--- begin ---
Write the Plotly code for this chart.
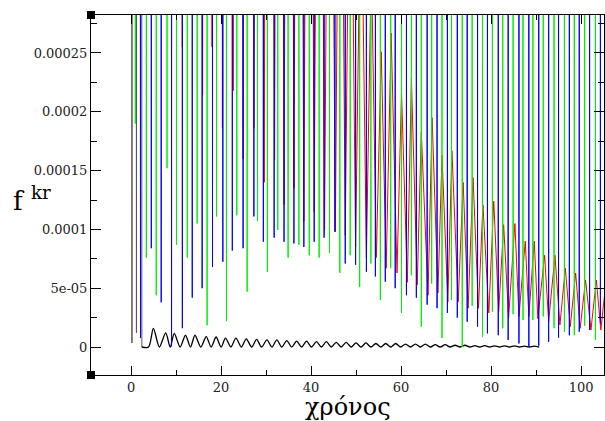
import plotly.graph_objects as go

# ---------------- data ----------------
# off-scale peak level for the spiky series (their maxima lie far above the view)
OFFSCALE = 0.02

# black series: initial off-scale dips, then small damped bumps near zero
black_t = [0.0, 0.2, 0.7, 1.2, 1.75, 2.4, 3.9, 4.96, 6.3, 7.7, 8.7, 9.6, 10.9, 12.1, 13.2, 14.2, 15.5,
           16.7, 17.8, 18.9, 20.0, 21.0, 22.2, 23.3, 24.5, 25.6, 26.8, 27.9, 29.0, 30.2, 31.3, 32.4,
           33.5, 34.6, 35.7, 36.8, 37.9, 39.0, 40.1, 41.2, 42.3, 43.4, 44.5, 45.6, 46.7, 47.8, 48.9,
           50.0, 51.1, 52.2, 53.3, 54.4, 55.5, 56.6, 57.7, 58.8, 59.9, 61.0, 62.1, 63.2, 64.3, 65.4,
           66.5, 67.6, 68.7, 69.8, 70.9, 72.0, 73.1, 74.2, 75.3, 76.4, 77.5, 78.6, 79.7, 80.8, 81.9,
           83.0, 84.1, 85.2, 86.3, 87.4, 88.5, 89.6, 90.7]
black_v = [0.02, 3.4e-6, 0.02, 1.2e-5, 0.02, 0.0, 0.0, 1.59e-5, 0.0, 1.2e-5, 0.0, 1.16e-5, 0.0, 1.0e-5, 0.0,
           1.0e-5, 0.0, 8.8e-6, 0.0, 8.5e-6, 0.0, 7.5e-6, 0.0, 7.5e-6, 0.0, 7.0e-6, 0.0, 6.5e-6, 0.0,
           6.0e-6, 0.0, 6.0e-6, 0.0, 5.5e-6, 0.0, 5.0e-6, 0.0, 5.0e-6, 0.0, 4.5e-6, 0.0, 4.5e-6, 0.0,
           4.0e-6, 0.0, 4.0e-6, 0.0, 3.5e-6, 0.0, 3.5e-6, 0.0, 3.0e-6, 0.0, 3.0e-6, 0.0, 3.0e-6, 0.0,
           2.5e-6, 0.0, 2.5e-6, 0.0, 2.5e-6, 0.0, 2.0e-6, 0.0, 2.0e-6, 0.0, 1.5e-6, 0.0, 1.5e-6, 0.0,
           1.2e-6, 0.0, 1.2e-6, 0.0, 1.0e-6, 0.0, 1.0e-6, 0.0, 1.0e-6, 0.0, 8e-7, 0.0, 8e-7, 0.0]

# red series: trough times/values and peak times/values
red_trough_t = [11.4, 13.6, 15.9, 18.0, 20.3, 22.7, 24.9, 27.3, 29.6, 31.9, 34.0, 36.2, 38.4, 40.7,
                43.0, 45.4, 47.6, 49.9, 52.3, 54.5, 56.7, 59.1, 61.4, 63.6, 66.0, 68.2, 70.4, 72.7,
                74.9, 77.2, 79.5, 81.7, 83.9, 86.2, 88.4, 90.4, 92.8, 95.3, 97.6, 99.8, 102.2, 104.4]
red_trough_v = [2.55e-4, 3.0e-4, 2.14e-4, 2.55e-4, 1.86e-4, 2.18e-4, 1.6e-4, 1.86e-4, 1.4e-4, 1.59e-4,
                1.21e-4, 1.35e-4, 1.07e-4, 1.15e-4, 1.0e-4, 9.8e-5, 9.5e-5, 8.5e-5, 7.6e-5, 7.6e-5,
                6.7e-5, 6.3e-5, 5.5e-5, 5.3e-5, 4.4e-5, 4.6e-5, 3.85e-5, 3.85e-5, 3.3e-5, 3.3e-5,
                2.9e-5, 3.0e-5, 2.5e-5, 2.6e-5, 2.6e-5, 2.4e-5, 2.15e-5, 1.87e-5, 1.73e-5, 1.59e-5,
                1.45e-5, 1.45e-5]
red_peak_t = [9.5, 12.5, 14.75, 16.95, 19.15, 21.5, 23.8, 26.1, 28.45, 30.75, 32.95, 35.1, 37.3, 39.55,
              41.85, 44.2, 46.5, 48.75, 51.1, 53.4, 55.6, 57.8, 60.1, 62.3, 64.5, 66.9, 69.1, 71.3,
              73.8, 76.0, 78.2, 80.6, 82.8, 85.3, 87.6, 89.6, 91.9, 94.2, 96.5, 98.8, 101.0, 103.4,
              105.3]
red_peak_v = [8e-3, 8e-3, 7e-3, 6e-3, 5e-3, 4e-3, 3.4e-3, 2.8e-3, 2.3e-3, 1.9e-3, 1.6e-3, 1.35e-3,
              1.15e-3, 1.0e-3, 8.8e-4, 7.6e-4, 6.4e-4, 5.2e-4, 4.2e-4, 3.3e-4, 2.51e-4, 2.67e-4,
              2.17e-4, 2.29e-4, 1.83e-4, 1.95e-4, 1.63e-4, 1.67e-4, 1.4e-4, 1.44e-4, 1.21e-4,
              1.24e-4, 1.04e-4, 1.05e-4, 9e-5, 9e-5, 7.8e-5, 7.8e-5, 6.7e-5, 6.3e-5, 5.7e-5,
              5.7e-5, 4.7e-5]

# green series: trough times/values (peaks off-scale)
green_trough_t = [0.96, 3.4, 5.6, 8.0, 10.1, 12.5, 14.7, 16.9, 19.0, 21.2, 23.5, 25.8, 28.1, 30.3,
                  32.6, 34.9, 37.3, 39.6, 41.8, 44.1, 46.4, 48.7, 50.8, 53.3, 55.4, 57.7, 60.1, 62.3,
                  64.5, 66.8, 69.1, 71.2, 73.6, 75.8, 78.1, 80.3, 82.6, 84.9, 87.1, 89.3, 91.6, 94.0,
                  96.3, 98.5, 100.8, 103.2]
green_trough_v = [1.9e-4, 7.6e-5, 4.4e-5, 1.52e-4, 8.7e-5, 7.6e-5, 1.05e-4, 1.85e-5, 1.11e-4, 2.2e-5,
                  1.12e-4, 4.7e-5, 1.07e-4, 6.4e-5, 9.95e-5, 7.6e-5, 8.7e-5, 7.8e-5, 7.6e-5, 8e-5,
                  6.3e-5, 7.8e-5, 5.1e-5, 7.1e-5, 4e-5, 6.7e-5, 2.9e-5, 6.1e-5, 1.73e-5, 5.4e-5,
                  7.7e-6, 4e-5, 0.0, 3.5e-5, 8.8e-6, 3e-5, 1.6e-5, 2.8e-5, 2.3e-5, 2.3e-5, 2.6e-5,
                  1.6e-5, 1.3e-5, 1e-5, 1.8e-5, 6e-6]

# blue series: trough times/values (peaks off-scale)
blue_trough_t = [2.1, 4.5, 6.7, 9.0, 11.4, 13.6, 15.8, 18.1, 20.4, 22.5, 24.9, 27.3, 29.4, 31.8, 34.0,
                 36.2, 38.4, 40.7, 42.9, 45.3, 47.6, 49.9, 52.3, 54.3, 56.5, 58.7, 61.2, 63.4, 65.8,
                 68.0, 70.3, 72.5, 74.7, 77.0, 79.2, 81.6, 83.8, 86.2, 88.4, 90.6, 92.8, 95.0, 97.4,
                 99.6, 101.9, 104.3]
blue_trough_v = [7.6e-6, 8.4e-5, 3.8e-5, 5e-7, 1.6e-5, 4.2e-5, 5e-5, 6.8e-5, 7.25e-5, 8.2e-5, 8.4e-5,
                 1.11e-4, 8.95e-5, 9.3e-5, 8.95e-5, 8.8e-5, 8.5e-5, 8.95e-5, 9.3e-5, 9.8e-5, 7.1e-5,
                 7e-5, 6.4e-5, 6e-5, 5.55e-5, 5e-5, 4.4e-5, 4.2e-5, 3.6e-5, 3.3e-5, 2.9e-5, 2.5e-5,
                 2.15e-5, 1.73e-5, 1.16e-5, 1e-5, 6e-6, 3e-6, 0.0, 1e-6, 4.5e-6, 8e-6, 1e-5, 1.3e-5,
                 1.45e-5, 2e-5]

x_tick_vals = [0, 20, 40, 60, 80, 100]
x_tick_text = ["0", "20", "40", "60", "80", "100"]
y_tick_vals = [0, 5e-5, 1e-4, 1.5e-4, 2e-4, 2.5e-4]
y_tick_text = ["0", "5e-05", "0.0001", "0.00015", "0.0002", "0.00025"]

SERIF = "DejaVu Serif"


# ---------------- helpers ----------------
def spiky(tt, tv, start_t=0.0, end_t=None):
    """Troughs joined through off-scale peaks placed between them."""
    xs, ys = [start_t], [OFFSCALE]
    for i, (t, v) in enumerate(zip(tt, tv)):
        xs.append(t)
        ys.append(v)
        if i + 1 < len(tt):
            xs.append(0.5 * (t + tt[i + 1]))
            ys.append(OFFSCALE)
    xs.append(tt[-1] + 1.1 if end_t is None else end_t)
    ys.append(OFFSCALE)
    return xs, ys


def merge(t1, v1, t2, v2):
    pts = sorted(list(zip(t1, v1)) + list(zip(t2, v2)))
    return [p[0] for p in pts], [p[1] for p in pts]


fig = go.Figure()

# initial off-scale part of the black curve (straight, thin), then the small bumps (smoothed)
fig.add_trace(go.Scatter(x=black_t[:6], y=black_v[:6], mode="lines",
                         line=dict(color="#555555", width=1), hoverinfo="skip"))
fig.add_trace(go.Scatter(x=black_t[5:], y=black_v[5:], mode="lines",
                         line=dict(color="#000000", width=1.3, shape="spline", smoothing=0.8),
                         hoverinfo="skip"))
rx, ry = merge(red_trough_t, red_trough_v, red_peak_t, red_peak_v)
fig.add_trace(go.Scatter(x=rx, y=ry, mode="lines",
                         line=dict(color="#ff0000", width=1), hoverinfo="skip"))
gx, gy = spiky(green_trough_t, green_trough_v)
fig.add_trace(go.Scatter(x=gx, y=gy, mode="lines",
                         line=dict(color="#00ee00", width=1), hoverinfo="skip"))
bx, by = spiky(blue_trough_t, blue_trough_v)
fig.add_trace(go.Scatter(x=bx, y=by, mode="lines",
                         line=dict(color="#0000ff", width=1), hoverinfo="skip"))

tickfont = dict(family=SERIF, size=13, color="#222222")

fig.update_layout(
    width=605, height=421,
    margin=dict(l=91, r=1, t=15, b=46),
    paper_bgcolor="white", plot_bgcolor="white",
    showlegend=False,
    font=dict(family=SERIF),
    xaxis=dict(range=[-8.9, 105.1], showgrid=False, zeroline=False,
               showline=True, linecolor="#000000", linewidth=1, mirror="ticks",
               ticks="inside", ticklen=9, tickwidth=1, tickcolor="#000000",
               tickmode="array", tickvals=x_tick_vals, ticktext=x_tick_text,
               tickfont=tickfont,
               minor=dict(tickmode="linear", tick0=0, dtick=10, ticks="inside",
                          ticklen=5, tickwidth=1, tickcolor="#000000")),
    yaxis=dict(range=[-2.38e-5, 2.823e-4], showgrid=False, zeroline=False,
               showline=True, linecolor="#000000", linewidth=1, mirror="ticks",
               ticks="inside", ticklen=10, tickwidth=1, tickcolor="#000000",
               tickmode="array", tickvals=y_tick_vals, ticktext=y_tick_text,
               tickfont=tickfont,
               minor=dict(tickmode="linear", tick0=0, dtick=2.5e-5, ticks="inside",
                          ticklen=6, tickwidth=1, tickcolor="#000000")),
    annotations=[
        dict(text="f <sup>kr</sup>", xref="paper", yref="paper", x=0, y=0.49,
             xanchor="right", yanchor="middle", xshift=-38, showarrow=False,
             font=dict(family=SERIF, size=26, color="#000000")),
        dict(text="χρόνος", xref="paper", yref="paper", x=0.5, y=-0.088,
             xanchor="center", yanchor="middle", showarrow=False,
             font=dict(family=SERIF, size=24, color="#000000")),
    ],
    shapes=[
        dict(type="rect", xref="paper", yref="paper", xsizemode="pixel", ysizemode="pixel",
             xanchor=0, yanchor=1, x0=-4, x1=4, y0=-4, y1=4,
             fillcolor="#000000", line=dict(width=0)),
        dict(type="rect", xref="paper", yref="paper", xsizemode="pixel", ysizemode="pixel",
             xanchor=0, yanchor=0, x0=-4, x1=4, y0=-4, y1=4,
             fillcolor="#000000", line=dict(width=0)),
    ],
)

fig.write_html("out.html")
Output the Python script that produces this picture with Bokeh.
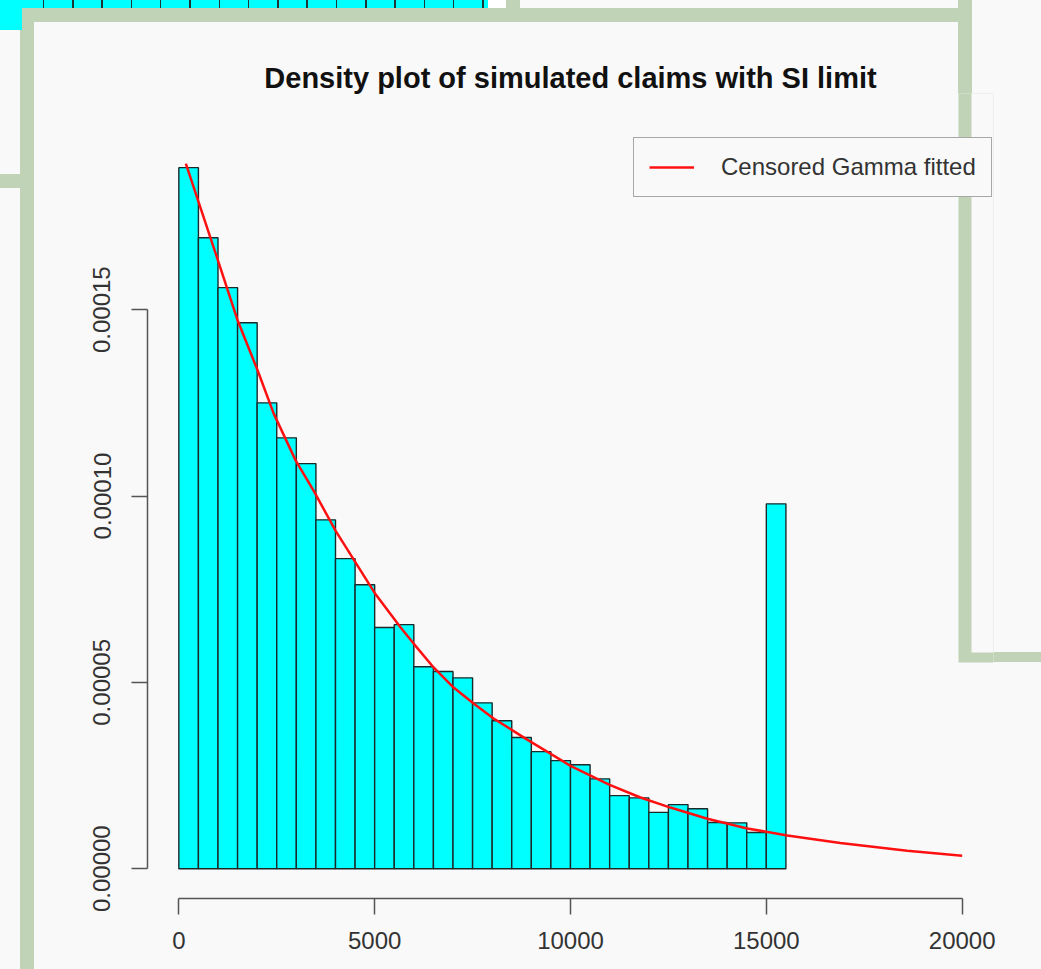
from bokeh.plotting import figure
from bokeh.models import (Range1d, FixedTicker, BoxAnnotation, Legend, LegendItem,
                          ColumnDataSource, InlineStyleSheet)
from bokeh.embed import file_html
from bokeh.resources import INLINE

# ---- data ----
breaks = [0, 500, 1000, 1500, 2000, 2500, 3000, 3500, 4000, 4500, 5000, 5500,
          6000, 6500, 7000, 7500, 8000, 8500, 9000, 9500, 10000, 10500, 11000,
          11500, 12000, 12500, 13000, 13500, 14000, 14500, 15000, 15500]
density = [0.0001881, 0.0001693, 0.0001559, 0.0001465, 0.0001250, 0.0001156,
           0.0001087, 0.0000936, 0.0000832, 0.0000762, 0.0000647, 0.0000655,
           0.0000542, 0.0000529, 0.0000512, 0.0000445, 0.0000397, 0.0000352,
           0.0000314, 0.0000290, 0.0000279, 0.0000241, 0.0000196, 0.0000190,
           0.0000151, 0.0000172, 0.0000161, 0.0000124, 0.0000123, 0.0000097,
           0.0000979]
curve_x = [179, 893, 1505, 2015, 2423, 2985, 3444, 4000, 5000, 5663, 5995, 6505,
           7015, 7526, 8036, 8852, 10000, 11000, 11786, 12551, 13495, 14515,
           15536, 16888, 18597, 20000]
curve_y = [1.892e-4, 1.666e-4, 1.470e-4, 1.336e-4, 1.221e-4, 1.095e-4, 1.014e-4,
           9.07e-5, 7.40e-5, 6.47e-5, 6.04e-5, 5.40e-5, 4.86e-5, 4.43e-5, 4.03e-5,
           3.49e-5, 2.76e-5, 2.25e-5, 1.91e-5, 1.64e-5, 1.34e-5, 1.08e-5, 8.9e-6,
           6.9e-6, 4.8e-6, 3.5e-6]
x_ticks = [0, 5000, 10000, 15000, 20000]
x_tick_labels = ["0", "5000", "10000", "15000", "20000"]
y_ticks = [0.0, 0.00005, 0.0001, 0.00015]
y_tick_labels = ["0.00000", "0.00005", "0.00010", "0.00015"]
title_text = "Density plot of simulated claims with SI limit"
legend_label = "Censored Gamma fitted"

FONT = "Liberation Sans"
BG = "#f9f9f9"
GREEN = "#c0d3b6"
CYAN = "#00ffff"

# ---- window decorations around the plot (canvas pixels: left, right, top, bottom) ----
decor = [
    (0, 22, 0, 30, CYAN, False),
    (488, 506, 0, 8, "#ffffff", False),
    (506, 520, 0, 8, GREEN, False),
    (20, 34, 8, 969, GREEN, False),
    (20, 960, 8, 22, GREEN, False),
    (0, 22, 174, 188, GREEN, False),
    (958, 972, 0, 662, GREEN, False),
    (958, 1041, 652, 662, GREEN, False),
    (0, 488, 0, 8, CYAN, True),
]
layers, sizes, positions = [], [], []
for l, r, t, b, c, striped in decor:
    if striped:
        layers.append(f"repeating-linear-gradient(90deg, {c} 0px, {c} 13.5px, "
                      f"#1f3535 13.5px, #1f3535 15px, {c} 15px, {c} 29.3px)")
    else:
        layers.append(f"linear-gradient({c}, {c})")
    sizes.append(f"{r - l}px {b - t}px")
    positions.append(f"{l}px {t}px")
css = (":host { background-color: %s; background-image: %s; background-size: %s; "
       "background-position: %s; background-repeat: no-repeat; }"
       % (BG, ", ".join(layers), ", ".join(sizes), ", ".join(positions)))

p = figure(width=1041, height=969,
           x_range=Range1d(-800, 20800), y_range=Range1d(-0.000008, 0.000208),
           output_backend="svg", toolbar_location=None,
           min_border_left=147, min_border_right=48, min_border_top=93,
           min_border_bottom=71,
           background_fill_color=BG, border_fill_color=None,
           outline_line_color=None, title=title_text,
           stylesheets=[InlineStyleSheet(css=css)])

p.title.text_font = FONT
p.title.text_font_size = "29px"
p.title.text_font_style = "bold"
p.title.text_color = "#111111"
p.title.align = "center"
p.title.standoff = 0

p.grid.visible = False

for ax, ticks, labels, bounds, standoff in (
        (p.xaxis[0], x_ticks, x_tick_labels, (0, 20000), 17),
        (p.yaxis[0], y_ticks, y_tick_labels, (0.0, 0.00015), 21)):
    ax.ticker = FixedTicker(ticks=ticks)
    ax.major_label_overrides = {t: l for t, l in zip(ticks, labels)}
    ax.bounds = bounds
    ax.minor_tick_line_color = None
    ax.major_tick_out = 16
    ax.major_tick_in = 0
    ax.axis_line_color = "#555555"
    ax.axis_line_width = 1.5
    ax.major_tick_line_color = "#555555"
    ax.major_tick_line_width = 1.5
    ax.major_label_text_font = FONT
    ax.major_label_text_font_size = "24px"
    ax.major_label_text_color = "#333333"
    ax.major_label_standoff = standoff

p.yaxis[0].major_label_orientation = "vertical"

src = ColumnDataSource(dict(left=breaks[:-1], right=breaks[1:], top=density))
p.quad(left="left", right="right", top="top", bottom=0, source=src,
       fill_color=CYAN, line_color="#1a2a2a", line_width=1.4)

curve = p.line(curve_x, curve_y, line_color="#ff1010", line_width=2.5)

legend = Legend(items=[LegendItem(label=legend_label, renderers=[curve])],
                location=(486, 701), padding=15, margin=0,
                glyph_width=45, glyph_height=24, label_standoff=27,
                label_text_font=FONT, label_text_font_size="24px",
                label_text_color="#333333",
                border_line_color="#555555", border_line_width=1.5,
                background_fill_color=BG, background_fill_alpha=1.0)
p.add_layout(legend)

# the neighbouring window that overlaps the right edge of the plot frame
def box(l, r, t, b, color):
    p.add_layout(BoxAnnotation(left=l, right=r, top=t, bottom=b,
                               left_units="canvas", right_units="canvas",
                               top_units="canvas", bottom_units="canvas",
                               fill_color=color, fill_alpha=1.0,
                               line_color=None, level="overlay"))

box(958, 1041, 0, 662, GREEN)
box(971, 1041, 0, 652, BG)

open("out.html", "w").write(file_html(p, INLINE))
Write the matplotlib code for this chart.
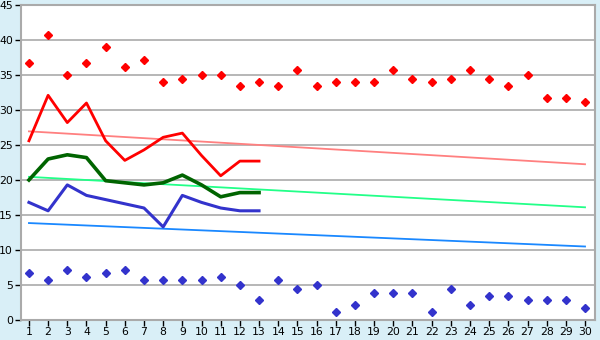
--- end ---
▶ Problem to solve
The required output is the exact run of lines from the start of the records through the line containing "OFFSCALE = 0.02", both ends included, with no pictures.

▶ Right answer
Write the Plotly code for this chart.
import plotly.graph_objects as go

# ---------------- data ----------------
# off-scale peak level for the spiky series (their maxima lie far above the view)
OFFSCALE = 0.02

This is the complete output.